Granted, the Naumburg Bandshell, for all its historic, cultural and social significance, is not the Verona Arena, so the music and singing had to be amplified. Major bummer. Additionally, free admission did not mean democratic admission, and there were plenty of mysteriously privileged attendees who had priority over the seats. And there, of course, always is a part of the audience that will treat an outdoors performance as a social event with fancy background music and cannot seem to be able to stop their conversations – with their companions or over the phone – simply because there’s something possibly exciting happening on the stage. But anything for Tosca.
Although the sets and the costumes were neither lusciously opulent nor interestingly creative, they were certainly serviceable and probably some welcome help in situating the action for those that were not familiar with the story. A lot was actually accomplished with a relatively small stage and what are probably fairly modest means.
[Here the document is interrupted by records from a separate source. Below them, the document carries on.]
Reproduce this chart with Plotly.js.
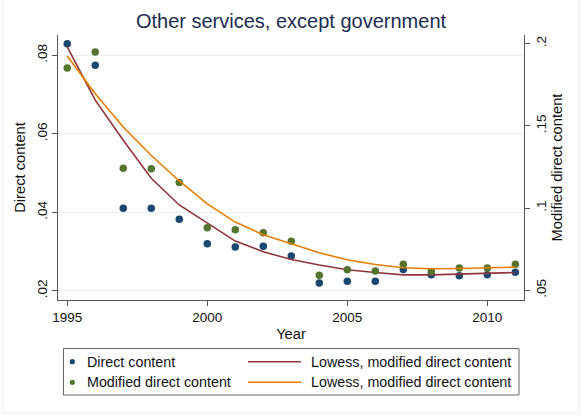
<!DOCTYPE html>
<html>
<head>
<meta charset="utf-8">
<script src="https://cdn.plot.ly/plotly-3.0.1.min.js"></script>
<style>
  html, body { margin: 0; padding: 0; background: #ffffff; }
  #chart { width: 582px; height: 416px; }
</style>
</head>
<body>
<div id="chart"></div>
<script>
// Years on the x axis
const years = [1995, 1996, 1997, 1998, 1999, 2000, 2001, 2002, 2003,
               2004, 2005, 2006, 2007, 2008, 2009, 2010, 2011];

// Direct content (left axis)
const directContent = [0.0830, 0.0775, 0.0411, 0.0411, 0.0383, 0.0320, 0.0312, 0.0314, 0.0289,
                       0.0220, 0.0225, 0.0225, 0.0255, 0.0241, 0.0239, 0.0241, 0.0248];

// Modified direct content (right axis)
const modifiedContent = [0.1853, 0.1949, 0.1243, 0.1239, 0.1156, 0.0880, 0.0868, 0.0850, 0.0799,
                         0.0592, 0.0625, 0.0617, 0.0659, 0.0614, 0.0635, 0.0635, 0.0659];

// Lowess smooth on the left axis
const lowessLeft = [0.0822, 0.0686, 0.0584, 0.0487, 0.0419, 0.0374, 0.0327, 0.0300, 0.0280,
                    0.0266, 0.0254, 0.0247, 0.0241, 0.0241, 0.0243, 0.0245, 0.0247];

// Lowess smooth on the right axis
const lowessRight = [0.1925, 0.1695, 0.1493, 0.1320, 0.1165, 0.1026, 0.0915, 0.0838, 0.0783,
                     0.0728, 0.0686, 0.0657, 0.0637, 0.0631, 0.0633, 0.0635, 0.0641];

// Tick values and labels
const xTicks = [1995, 2000, 2005, 2010];
const yTicks = [0.02, 0.04, 0.06, 0.08];
const yTickText = ['.02', '.04', '.06', '.08'];
const y2Ticks = [0.05, 0.10, 0.15, 0.20];
const y2TickText = ['.05', '.1', '.15', '.2'];

// Legend entries
const legendLabels = ['Direct content', 'Modified direct content',
                      'Lowess, modified direct content', 'Lowess, modified direct content'];

const NAVY = '#1a476f', GREEN = '#55752f', MAROON = '#90353b', ORANGE = '#e37e00';
const FONT = 'Liberation Sans, Arial, sans-serif';
const AXIS = '#555555';

// Plot area in pixels (used to place legend / frame decorations in paper units)
const W = 582, H = 416;
const M = { l: 58, r: 58, t: 35, b: 116 };
const PW = W - M.l - M.r, PH = H - M.t - M.b;
const px = x => (x - M.l) / PW;
const py = y => (H - M.b - y) / PH;

const traces = [
  { x: years, y: directContent, type: 'scatter', mode: 'markers', name: legendLabels[0],
    marker: { color: NAVY, size: 7.5 }, yaxis: 'y', showlegend: false },
  { x: years, y: modifiedContent, type: 'scatter', mode: 'markers', name: legendLabels[1],
    marker: { color: GREEN, size: 7.5 }, yaxis: 'y2', showlegend: false },
  { x: years, y: lowessLeft, type: 'scatter', mode: 'lines', name: legendLabels[2],
    line: { color: MAROON, width: 1.6 }, yaxis: 'y', showlegend: false },
  { x: years, y: lowessRight, type: 'scatter', mode: 'lines', name: legendLabels[3],
    line: { color: ORANGE, width: 1.6 }, yaxis: 'y2', showlegend: false }
];

// Legend box drawn beneath the plot
const rowY = [361.7, 382.3];
const shapes = [
  { type: 'rect', xref: 'paper', yref: 'paper',
    x0: px(63.5), x1: px(519), y0: py(395), y1: py(348.5),
    line: { color: '#666666', width: 1 }, fillcolor: 'rgba(0,0,0,0)' },
  { type: 'circle', xref: 'paper', yref: 'paper', xsizemode: 'pixel', ysizemode: 'pixel',
    xanchor: px(72.3), yanchor: py(rowY[0]), x0: -2.6, x1: 2.6, y0: -2.6, y1: 2.6,
    fillcolor: NAVY, line: { width: 0 } },
  { type: 'circle', xref: 'paper', yref: 'paper', xsizemode: 'pixel', ysizemode: 'pixel',
    xanchor: px(72.3), yanchor: py(rowY[1]), x0: -2.6, x1: 2.6, y0: -2.6, y1: 2.6,
    fillcolor: GREEN, line: { width: 0 } },
  { type: 'line', xref: 'paper', yref: 'paper',
    x0: px(248), x1: px(301), y0: py(rowY[0]), y1: py(rowY[0]),
    line: { color: MAROON, width: 1.4 } },
  { type: 'line', xref: 'paper', yref: 'paper',
    x0: px(248), x1: px(301), y0: py(rowY[1]), y1: py(rowY[1]),
    line: { color: ORANGE, width: 1.4 } },
  // faint outer frame of the graph region
  { type: 'line', xref: 'paper', yref: 'paper', x0: px(3), x1: px(3), y0: py(413), y1: py(0),
    line: { color: '#e6eef0', width: 1 } },
  { type: 'line', xref: 'paper', yref: 'paper', x0: px(3), x1: px(579), y0: py(413), y1: py(413),
    line: { color: '#e6eef0', width: 1 } },
  { type: 'line', xref: 'paper', yref: 'paper', x0: px(579), x1: px(579), y0: py(413), y1: py(0),
    line: { color: '#e6eef0', width: 1 } }
];

const legendFont = { family: FONT, size: 14.3, color: '#111111' };
const annotations = [
  { text: legendLabels[0], x: px(84.5), y: py(rowY[0]) },
  { text: legendLabels[1], x: px(84.5), y: py(rowY[1]) },
  { text: legendLabels[2], x: px(308.5), y: py(rowY[0]) },
  { text: legendLabels[3], x: px(308.5), y: py(rowY[1]) }
].map(a => Object.assign({
  xref: 'paper', yref: 'paper', xanchor: 'left', yanchor: 'middle',
  showarrow: false, font: legendFont
}, a));

const tickFont = { family: FONT, size: 13.5, color: '#111111' };
const titleFont = { family: FONT, size: 14.7, color: '#111111' };

const layout = {
  width: W, height: H,
  margin: M,
  paper_bgcolor: '#ffffff',
  plot_bgcolor: '#ffffff',
  showlegend: false,
  title: {
    text: 'Other services, except government',
    font: { family: FONT, size: 20, color: '#1a2d50' },
    x: 0.5, xanchor: 'center', y: 1 - 21 / H, yanchor: 'middle'
  },
  xaxis: {
    range: [1994.67, 2011.31],
    tickvals: xTicks, ticktext: xTicks.map(String),
    ticks: 'outside', ticklen: 5, tickcolor: AXIS,
    showline: true, linecolor: AXIS, linewidth: 1,
    showgrid: false, zeroline: false,
    tickfont: tickFont,
    title: { text: 'Year', font: titleFont, standoff: 4 }
  },
  yaxis: {
    range: [0.0177, 0.0852],
    tickvals: yTicks, ticktext: yTickText, tickangle: -90,
    ticks: 'outside', ticklen: 5, tickcolor: AXIS,
    showline: true, linecolor: AXIS, linewidth: 1,
    showgrid: true, gridcolor: '#e8f0f2', gridwidth: 1,
    zeroline: false,
    tickfont: tickFont,
    title: { text: 'Direct content', font: titleFont, standoff: 5 }
  },
  yaxis2: {
    overlaying: 'y', side: 'right',
    range: [0.0441, 0.2053],
    tickvals: y2Ticks, ticktext: y2TickText, tickangle: -90,
    ticks: 'outside', ticklen: 5, tickcolor: AXIS,
    showline: true, linecolor: AXIS, linewidth: 1,
    showgrid: false, zeroline: false,
    tickfont: tickFont,
    title: { text: 'Modified direct content', font: titleFont, standoff: 2 }
  },
  shapes: shapes,
  annotations: annotations
};

Plotly.newPlot('chart', traces, layout, { displayModeBar: false, staticPlot: true });
</script>
</body>
</html>
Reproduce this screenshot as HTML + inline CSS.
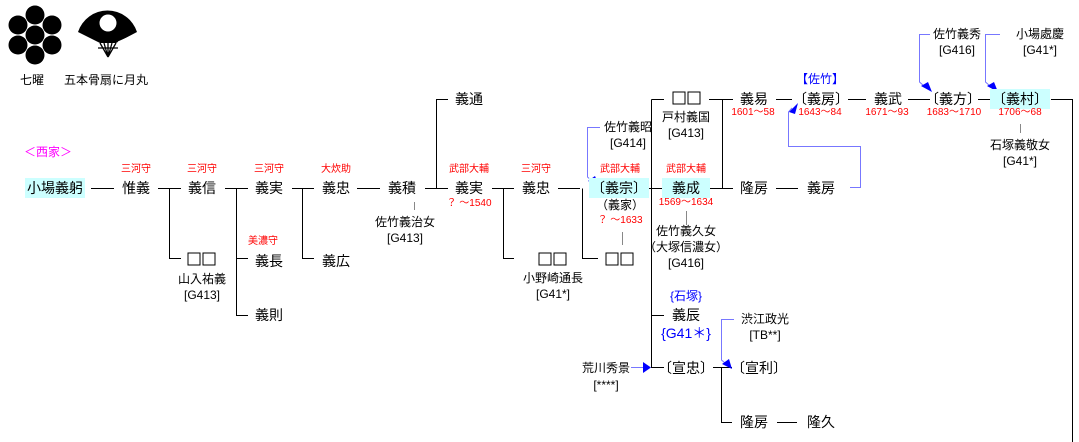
<!DOCTYPE html>
<html><head><meta charset="utf-8"><style>
body{margin:0;width:1079px;height:442px;background:#fff;position:relative;overflow:hidden;font-family:"Liberation Sans","Noto Sans CJK JP",sans-serif;}
.t{position:absolute;transform:translate(-50%,-50%);white-space:nowrap;color:#000;font-size:14px;line-height:1;}
.s{font-size:12px;}
.r{color:#f00;font-size:10px;}
.b{color:#00f;}
.m{color:#f0f;font-size:12px;}
.h{background:#ccffff;padding:3px 2px;}
.q{position:absolute;transform:translate(-50%,-50%);width:29px;height:13px;}
.q:before,.q:after{content:"";position:absolute;top:0;width:11px;height:11px;border:1px solid #000;}
.q:before{left:0}.q:after{left:15px}
svg{position:absolute;left:0;top:0;}
</style></head><body>
<svg width="1079" height="442">
<g fill="#000">
<circle cx="35" cy="35" r="9.5"/><circle cx="35" cy="15" r="9.5"/><circle cx="18" cy="25" r="9.5"/><circle cx="52" cy="25" r="9.5"/><circle cx="18" cy="45" r="9.5"/><circle cx="52" cy="45" r="9.5"/><circle cx="35" cy="55" r="9.5"/>
<path d="M78,32 A31,31 0 0 1 137,32 L116,43 L100,43 Z"/>
</g>
<path d="M118,42 L136,34" stroke="#fff" stroke-width="1"/>
<path d="M100,43 L108,57 M104,43 L108,57 M108,43 L108,57 M112,43 L108,57 M116,43 L108,57 M98,48 L118,48" stroke="#000" stroke-width="1.3"/>
<circle cx="108" cy="23" r="8.5" fill="#fff"/>
<g stroke="#000" stroke-width="1" fill="none">
<path d="M91,188.5H114 M158,188.5H181 M169.5,188.5V258.5H181 M225,188.5H248 M236.5,188.5V315.5H248 M236.5,258.5H248 M292,188.5H314 M302.5,188.5V258.5H314 M357,188.5H380 M425,188.5H448 M436.5,188.5V99.5H448 M492,188.5H514 M503.5,188.5V258.5H514 M558,188.5H580 M582.5,188.5V258.5H598 M643,188.5H665 M651.5,99.5V367.5H664 M651.5,99.5H664 M651.5,315.5H664 M708,188.5H733 M722.5,188.5V99.5H733 M776,188.5H798 M709,99.5H731 M776,99.5H792 M848,99.5H866 M908,99.5H930 M978,99.5H996 M1051,99.5H1072.5V442 M713,367.5H732 M721.5,367.5V422.5H732 M777,422.5H797"/>
</g>
<g stroke="#888" stroke-width="1">
<path d="M414.5,202V210 M622.5,232V245 M686.5,211V225 M1020.5,124V133"/>
</g>
<g stroke="#77f" stroke-width="1" fill="none">
<path d="M930,34.5H919.5V82 L924,86 M1000,34.5H985.5V82 L990,86 M850,187.5H860.5V146.5H788.5V112 L792,108 M600,127.5H587.5V177 L591,180 M734,319.5H721.5V360 L725,363 M631,367.5H644"/>
</g>
<g fill="#00f">
<path d="M921,86 L932,92 L928,82 Z"/><path d="M987,86 L998,92 L994,82 Z"/>
<path d="M789,112 L798,103 L795,114 Z"/><path d="M588,181 L599,186 L595,176 Z"/>
<path d="M722,364 L732,369 L729,359 Z"/><path d="M643,362 L651,367.5 L643,373 Z"/>
</g>
</svg>
<div class="t s" style="left:32px;top:80px">七曜</div>
<div class="t s" style="left:106px;top:80px">五本骨扇に月丸</div>
<div class="t m" style="left:48px;top:152px">＜西家＞</div>

<div class="t h" style="left:55px;top:188px">小場義躬</div>
<div class="r t" style="left:136px;top:170px">三河守</div><div class="t" style="left:136px;top:188px">惟義</div>
<div class="r t" style="left:202px;top:170px">三河守</div><div class="t" style="left:202px;top:188px">義信</div>
<div class="r t" style="left:269px;top:170px">三河守</div><div class="t" style="left:269px;top:188px">義実</div>
<div class="r t" style="left:336px;top:170px">大炊助</div><div class="t" style="left:336px;top:188px">義忠</div>
<div class="t" style="left:402px;top:188px">義積</div>
<div class="t s" style="left:405px;top:222px">佐竹義治女</div><div class="t s" style="left:405px;top:238px">[G413]</div>
<div class="t" style="left:469px;top:99px">義通</div>
<div class="r t" style="left:469px;top:170px">武部大輔</div><div class="t" style="left:469px;top:188px">義実</div>
<div class="r t" style="left:469px;top:204px">？ ～1540</div>
<div class="r t" style="left:536px;top:170px">三河守</div><div class="t" style="left:536px;top:188px">義忠</div>
<div class="q" style="left:202px;top:259px"></div><div class="t s" style="left:202px;top:279px">山入祐義</div><div class="t s" style="left:202px;top:295px">[G413]</div>
<div class="r t" style="left:263px;top:242px">美濃守</div><div class="t" style="left:269px;top:261px">義長</div>
<div class="t" style="left:269px;top:315px">義則</div>
<div class="t" style="left:336px;top:261px">義広</div>
<div class="q" style="left:553px;top:259px"></div><div class="t s" style="left:553px;top:278px">小野崎通長</div><div class="t s" style="left:553px;top:294px">[G41*]</div>
<div class="t s" style="left:628px;top:127px">佐竹義昭</div><div class="t s" style="left:628px;top:143px">[G414]</div>
<div class="r t" style="left:620px;top:170px">武部大輔</div><div class="t h" style="left:619px;top:188px">〔義宗〕</div>
<div class="t s" style="left:620px;top:205px">（義家）</div>
<div class="r t" style="left:620px;top:221px">？ ～1633</div>
<div class="q" style="left:620px;top:259px"></div>
<div class="q" style="left:687px;top:98px"></div><div class="t s" style="left:686px;top:117px">戸村義国</div><div class="t s" style="left:686px;top:133px">[G413]</div>
<div class="r t" style="left:686px;top:170px">武部大輔</div><div class="t h" style="left:686px;top:188px;padding:3px 10px">義成</div>
<div class="r t" style="left:686px;top:203px">1569～1634</div>
<div class="t s" style="left:686px;top:231px">佐竹義久女</div><div class="t s" style="left:686px;top:247px">（大塚信濃女）</div><div class="t s" style="left:686px;top:263px">[G416]</div>
<div class="t s b" style="left:686px;top:296px">{石塚}</div>
<div class="t" style="left:686px;top:315px">義辰</div>
<div class="t b" style="left:686px;top:333px">{G41＊}</div>
<div class="t s" style="left:765px;top:319px">渋江政光</div><div class="t s" style="left:765px;top:335px">[TB**]</div>
<div class="t s" style="left:606px;top:368px">荒川秀景</div><div class="t s" style="left:606px;top:385px">[****]</div>
<div class="t" style="left:686px;top:368px">〔宣忠〕</div>
<div class="t" style="left:759px;top:368px">〔宣利〕</div>
<div class="t" style="left:754px;top:422px">隆房</div><div class="t" style="left:821px;top:422px">隆久</div>
<div class="t" style="left:754px;top:188px">隆房</div><div class="t" style="left:821px;top:188px">義房</div>
<div class="t" style="left:754px;top:99px">義易</div><div class="r t" style="left:753px;top:113px">1601～58</div>
<div class="t s b" style="left:820px;top:79px">【佐竹】</div>
<div class="t" style="left:821px;top:99px">〔義房〕</div><div class="r t" style="left:820px;top:113px">1643～84</div>
<div class="t" style="left:888px;top:99px">義武</div><div class="r t" style="left:887px;top:113px">1671～93</div>
<div class="t" style="left:953px;top:99px">〔義方〕</div><div class="r t" style="left:954px;top:113px">1683～1710</div>
<div class="t h" style="left:1020px;top:99px">〔義村〕</div><div class="r t" style="left:1020px;top:113px">1706～68</div>
<div class="t s" style="left:1020px;top:145px">石塚義敬女</div><div class="t s" style="left:1020px;top:161px">[G41*]</div>
<div class="t s" style="left:957px;top:34px">佐竹義秀</div><div class="t s" style="left:957px;top:50px">[G416]</div>
<div class="t s" style="left:1040px;top:34px">小場處慶</div><div class="t s" style="left:1040px;top:50px">[G41*]</div>
</body></html>
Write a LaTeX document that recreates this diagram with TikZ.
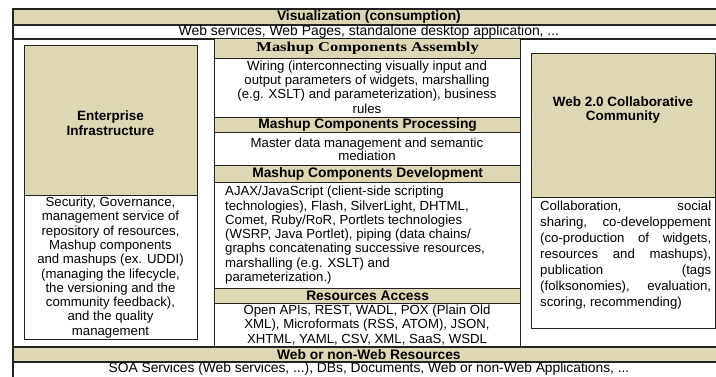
\documentclass[tikz,border=0pt]{standalone}
\usepackage{fontspec}
\setmainfont{Liberation Sans}
\newfontfamily\serifb[FakeStretch=1.22]{Liberation Serif}
\definecolor{tanfill}{RGB}{221,215,180}
\definecolor{linec}{RGB}{35,35,35}
\tikzset{
  band/.style={draw=linec, line width=1.3pt, fill=tanfill, inner sep=0pt, anchor=north west,
    font=\bfseries\fontsize{13.8}{14}\selectfont},
  whitebox/.style={draw=linec, line width=1.3pt, fill=white, inner sep=0pt, anchor=north west},
  body/.style={inner sep=0pt, align=center, font=\fontsize{13.2}{14.3}\selectfont},
  title/.style={inner sep=0pt, align=center, font=\bfseries\fontsize{13.5}{14.5}\selectfont},
}
\begin{document}
\begin{tikzpicture}[x=1pt,y=-1pt]
\useasboundingbox (0,0) rectangle (716,376);
\clip (0,0) rectangle (716,376);
\fill[white] (0,0) rectangle (716,376);
% outer frame
\node[whitebox, line width=1.8pt, minimum width=712pt, minimum height=385pt] (frame) at (12,8) {};
\node[band, line width=1.8pt, minimum width=712pt, minimum height=16pt] (vis) at (12,8) {Visualization (consumption)};
\node[whitebox, line width=1.8pt, minimum width=712pt, minimum height=14pt, font=\fontsize{13.9}{14}\selectfont] (webrow) at (12,24) {Web services, Web Pages, standalone desktop application, ...};
% Enterprise
\node[whitebox, minimum width=173pt, minimum height=294pt] (ent) at (24,45) {};
\node[band, minimum width=173pt, minimum height=150pt] (enttop) at (24,45) {};
\node[title] (enttitle) at (110.5,123) {Enterprise\\Infrastructure};
\node[body] (enttext) at (110.5,267.5) {Security, Governance,\\management service of\\repository of resources,\\Mashup components\\and mashups (ex. UDDI)\\(managing the lifecycle,\\the versioning and the\\community feedback),\\and the quality\\management};
% Web 2.0
\node[whitebox, minimum width=184pt, minimum height=275pt] (w2) at (531,53) {};
\node[band, minimum width=184pt, minimum height=144pt] (w2top) at (531,53) {};
\node[title] (w2title) at (623,110) {Web 2.0 Collaborative\\Community};
\node[body, align=left, font=\fontsize{13.2}{16}\selectfont, anchor=north west] (w2text) at (540,200.5) {%
\makebox[171pt][s]{Collaboration, social}\\
\makebox[171pt][s]{sharing, co-developpement}\\
\makebox[171pt][s]{(co-production of widgets,}\\
\makebox[171pt][s]{resources and mashups),}\\
\makebox[171pt][s]{publication (tags}\\
\makebox[171pt][s]{(folksonomies), evaluation,}\\
scoring, recommending)};
% middle column
\node[whitebox, minimum width=306pt, minimum height=308pt] (mid) at (214,38) {};
\node[band, minimum width=306pt, minimum height=20pt, font=\serifb\bfseries\fontsize{13.5}{14}\selectfont] (asmh) at (214,38) {Mashup Components Assembly};
\node[whitebox, minimum width=306pt, minimum height=59pt] (asmb) at (214,58) {};
\node[body] (asmt) at (367,87) {Wiring (interconnecting visually input and\\output parameters of widgets, marshalling\\(e.g. XSLT) and parameterization), business\\rules};
\node[band, minimum width=306pt, minimum height=15pt] (proch) at (214,117) {Mashup Components Processing};
\node[whitebox, minimum width=306pt, minimum height=33pt] (procb) at (214,132) {};
\node[body, font=\fontsize{13.2}{12.8}\selectfont] (proct) at (367,149) {Master data management and semantic\\mediation};
\node[band, minimum width=306pt, minimum height=17pt] (devh) at (214,165) {Mashup Components Development};
\node[whitebox, minimum width=306pt, minimum height=106pt] (devb) at (214,182) {};
\node[body, align=left, anchor=north west] (devt) at (225,186) {AJAX/JavaScript (client-side scripting\\technologies), Flash, SilverLight, DHTML,\\Comet, Ruby/RoR, Portlets technologies\\(WSRP, Java Portlet), piping (data chains/\\graphs concatenating successive resources,\\marshalling (e.g. XSLT) and\\parameterization.)};
\node[band, minimum width=306pt, minimum height=15pt] (acch) at (214,288) {Resources Access};
\node[whitebox, minimum width=306pt, minimum height=58pt] (accb) at (214,303) {};
\node[body] (acct) at (367,325) {Open APIs, REST, WADL, POX (Plain Old\\XML), Microformats (RSS, ATOM), JSON,\\XHTML, YAML, CSV, XML, SaaS, WSDL};
% bottom
\node[band, line width=1.8pt, minimum width=712pt, minimum height=15pt] (res) at (12,346) {Web or non-Web Resources};
\node[inner sep=0pt, font=\fontsize{13.8}{14}\selectfont] (soa) at (369,368.5) {SOA Services (Web services, ...), DBs, Documents, Web or non-Web Applications, ...};
\end{tikzpicture}
\end{document}
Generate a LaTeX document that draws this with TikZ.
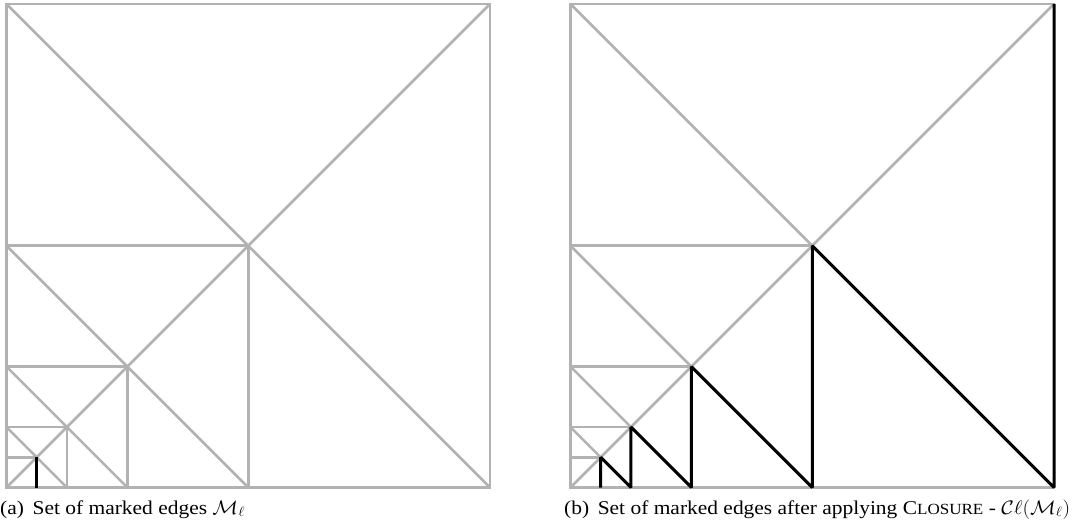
\RequirePackage{fix-cm}
\documentclass[tikz,border=0pt]{standalone}
\usepackage{fontspec}
\setmainfont{Liberation Serif}
\usepackage{tikz}

\definecolor{edgegrey}{RGB}{178,178,178}

\newcommand{\meshside}{483.5}

\tikzset{
  grey edge/.style={draw=edgegrey, line width=2.5pt},
  marked edge/.style={draw=black, line width=3pt, line join=bevel},
  subcap/.style={anchor=base west, inner sep=0pt, xscale=1.1, transform shape,
    font=\fontsize{19.5}{23}\selectfont},
  pics/mesh/.style={code={
    \draw[grey edge] (0,0) rectangle (\meshside,\meshside);
    \draw[grey edge] (0,0) -- (\meshside,\meshside);
    \foreach \k in {0,...,3}{
      \pgfmathsetmacro{\a}{\meshside/2^\k}
      \pgfmathsetmacro{\h}{\a/2}
      \draw[grey edge] (0,\a) -- (\h,\h) -- (\a,0);
      \draw[grey edge] (0,\h) -- (\h,\h) -- (\h,0);
    }
  }}
}

\begin{document}
\begin{tikzpicture}[x=1pt, y=1pt]
  \useasboundingbox (0,0) rectangle (1079,528);

  % (a) marked edges
  \begin{scope}[shift={(6.5,40.5)}]
    \pic {mesh};
    \draw[marked edge] (\meshside/16,0) -- (\meshside/16,\meshside/16);
  \end{scope}

  % (b) after closure
  \begin{scope}[shift={(570.5,40.5)}]
    \pic {mesh};
    \draw[marked edge] (\meshside/16,0) -- (\meshside/16,\meshside/16)
      -- (\meshside/8,0) -- (\meshside/8,\meshside/8)
      -- (\meshside/4,0) -- (\meshside/4,\meshside/4)
      -- (\meshside/2,0) -- (\meshside/2,\meshside/2)
      -- (\meshside,0) -- (\meshside,\meshside);
  \end{scope}

  \node[subcap] (capa) at (0,14) {(a)\hspace{0.4em}Set of marked edges $\mathcal{M}_\ell$};
  \node[subcap] (capb) at (564,14) {(b)\hspace{0.4em}Set of marked edges after applying C{\fontsize{15.5}{18}\selectfont LOSURE} - $\mathcal{C}\ell(\mathcal{M}_\ell)$};
\end{tikzpicture}
\end{document}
Because everybody was miked, and technical devices do not come without the occasional technical glitch, it was hard to assess the actual musicianship level of the performers. Puccini’s famously dramatic score and show-stopping arias were all there, just not in their purest, most gripping form. Regardless, singers and orchestra sounded rather competent and managed to get the job done. But I still can’t figure out, for example, if Alejandro Olmedo’s congested singing in the first scene came from some unpreparedness on his part or some technical snafu. Whatever caused it, it regretfully spoiled “Recondita armonia”.
On the other hand, there was something truly magical about hearing “E lucevan le stelle” under a dark blue sky filled with actual shining stars and a luminous half-moon. And to top it all off, just as Tosca was taking her fatal leap from the Castel Sant’Angelo after all hope had been lost, as if on cue, a helicopter suddenly appeared and started hovering over us, adding an unexpected sense of urgency to the consummate tragedy. I am not sure what Puccini would have thought of that, but it certainly turned this Tosca in the Park into a unique experience.